▶ Short exercise
Output the material below in full, exactly as it is.

-------- Information supplied --------

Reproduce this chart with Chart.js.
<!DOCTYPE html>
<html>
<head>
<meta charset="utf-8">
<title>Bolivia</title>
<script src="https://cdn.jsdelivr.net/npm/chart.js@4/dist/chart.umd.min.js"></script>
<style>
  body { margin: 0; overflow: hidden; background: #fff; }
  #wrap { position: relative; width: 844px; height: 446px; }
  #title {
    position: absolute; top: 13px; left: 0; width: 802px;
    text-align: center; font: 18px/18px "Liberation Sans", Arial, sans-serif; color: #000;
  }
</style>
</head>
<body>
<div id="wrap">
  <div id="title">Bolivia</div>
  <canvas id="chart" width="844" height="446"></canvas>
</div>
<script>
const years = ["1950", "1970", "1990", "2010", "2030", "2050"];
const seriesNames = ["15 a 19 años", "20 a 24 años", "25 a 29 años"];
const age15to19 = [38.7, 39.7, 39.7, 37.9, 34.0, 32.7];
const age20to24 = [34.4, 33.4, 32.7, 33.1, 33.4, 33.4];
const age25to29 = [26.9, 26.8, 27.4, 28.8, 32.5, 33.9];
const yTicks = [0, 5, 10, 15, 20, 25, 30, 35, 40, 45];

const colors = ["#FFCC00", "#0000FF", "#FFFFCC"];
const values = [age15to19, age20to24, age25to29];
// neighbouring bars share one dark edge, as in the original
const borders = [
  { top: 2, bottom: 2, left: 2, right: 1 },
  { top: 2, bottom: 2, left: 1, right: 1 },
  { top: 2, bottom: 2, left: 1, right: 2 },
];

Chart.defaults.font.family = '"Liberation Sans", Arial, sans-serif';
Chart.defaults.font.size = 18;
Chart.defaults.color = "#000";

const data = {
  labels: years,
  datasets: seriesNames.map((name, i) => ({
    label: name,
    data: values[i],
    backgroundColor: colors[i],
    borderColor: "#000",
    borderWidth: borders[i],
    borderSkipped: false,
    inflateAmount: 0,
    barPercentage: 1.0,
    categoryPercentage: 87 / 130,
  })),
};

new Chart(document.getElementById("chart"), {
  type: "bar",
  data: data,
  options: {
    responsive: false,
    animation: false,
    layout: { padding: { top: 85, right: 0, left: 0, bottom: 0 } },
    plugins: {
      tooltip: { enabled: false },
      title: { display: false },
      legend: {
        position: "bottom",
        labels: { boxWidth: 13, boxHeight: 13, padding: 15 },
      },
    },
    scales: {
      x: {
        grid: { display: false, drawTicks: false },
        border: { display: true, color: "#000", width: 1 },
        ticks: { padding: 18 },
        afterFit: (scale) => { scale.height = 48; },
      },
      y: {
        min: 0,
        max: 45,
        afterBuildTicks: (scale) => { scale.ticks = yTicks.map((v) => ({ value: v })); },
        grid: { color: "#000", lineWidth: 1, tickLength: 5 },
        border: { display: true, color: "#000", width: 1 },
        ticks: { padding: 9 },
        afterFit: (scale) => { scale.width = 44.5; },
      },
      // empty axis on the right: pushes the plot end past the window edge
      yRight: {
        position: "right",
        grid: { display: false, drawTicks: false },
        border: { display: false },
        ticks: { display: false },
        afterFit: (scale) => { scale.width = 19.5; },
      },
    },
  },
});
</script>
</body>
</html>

--------

▶ Result of the task
Reproduce this chart with Chart.js.
<!DOCTYPE html>
<html>
<head>
<meta charset="utf-8">
<title>Bolivia</title>
<script src="https://cdn.jsdelivr.net/npm/chart.js@4/dist/chart.umd.min.js"></script>
<style>
  body { margin: 0; overflow: hidden; background: #fff; }
  #wrap { position: relative; width: 844px; height: 446px; }
  #title {
    position: absolute; top: 13px; left: 0; width: 802px;
    text-align: center; font: 18px/18px "Liberation Sans", Arial, sans-serif; color: #000;
  }
</style>
</head>
<body>
<div id="wrap">
  <div id="title">Bolivia</div>
  <canvas id="chart" width="844" height="446"></canvas>
</div>
<script>
const years = ["1950", "1970", "1990", "2010", "2030", "2050"];
const seriesNames = ["15 a 19 años", "20 a 24 años", "25 a 29 años"];
const age15to19 = [38.7, 39.7, 39.7, 37.9, 34.0, 32.7];
const age20to24 = [34.4, 33.4, 32.7, 33.1, 33.4, 33.4];
const age25to29 = [26.9, 26.8, 27.4, 28.8, 32.5, 33.9];
const yTicks = [0, 5, 10, 15, 20, 25, 30, 35, 40, 45];

const colors = ["#FFCC00", "#0000FF", "#FFFFCC"];
const values = [age15to19, age20to24, age25to29];
// neighbouring bars share one dark edge, as in the original
const borders = [
  { top: 2, bottom: 2, left: 2, right: 1 },
  { top: 2, bottom: 2, left: 1, right: 1 },
  { top: 2, bottom: 2, left: 1, right: 2 },
];

Chart.defaults.font.family = '"Liberation Sans", Arial, sans-serif';
Chart.defaults.font.size = 18;
Chart.defaults.color = "#000";

const data = {
  labels: years,
  datasets: seriesNames.map((name, i) => ({
    label: name,
    data: values[i],
    backgroundColor: colors[i],
    borderColor: "#000",
    borderWidth: borders[i],
    borderSkipped: false,
    inflateAmount: 0,
    barPercentage: 1.0,
    categoryPercentage: 87 / 130,
  })),
};

new Chart(document.getElementById("chart"), {
  type: "bar",
  data: data,
  options: {
    responsive: false,
    animation: false,
    layout: { padding: { top: 85, right: 0, left: 0, bottom: 0 } },
    plugins: {
      tooltip: { enabled: false },
      title: { display: false },
      legend: {
        position: "bottom",
        labels: { boxWidth: 13, boxHeight: 13, padding: 15 },
      },
    },
    scales: {
      x: {
        grid: { display: false, drawTicks: false },
        border: { display: true, color: "#000", width: 1 },
        ticks: { padding: 18 },
        afterFit: (scale) => { scale.height = 48; },
      },
      y: {
        min: 0,
        max: 45,
        afterBuildTicks: (scale) => { scale.ticks = yTicks.map((v) => ({ value: v })); },
        grid: { color: "#000", lineWidth: 1, tickLength: 5 },
        border: { display: true, color: "#000", width: 1 },
        ticks: { padding: 9 },
        afterFit: (scale) => { scale.width = 44.5; },
      },
      // empty axis on the right: pushes the plot end past the window edge
      yRight: {
        position: "right",
        grid: { display: false, drawTicks: false },
        border: { display: false },
        ticks: { display: false },
        afterFit: (scale) => { scale.width = 19.5; },
      },
    },
  },
});
</script>
</body>
</html>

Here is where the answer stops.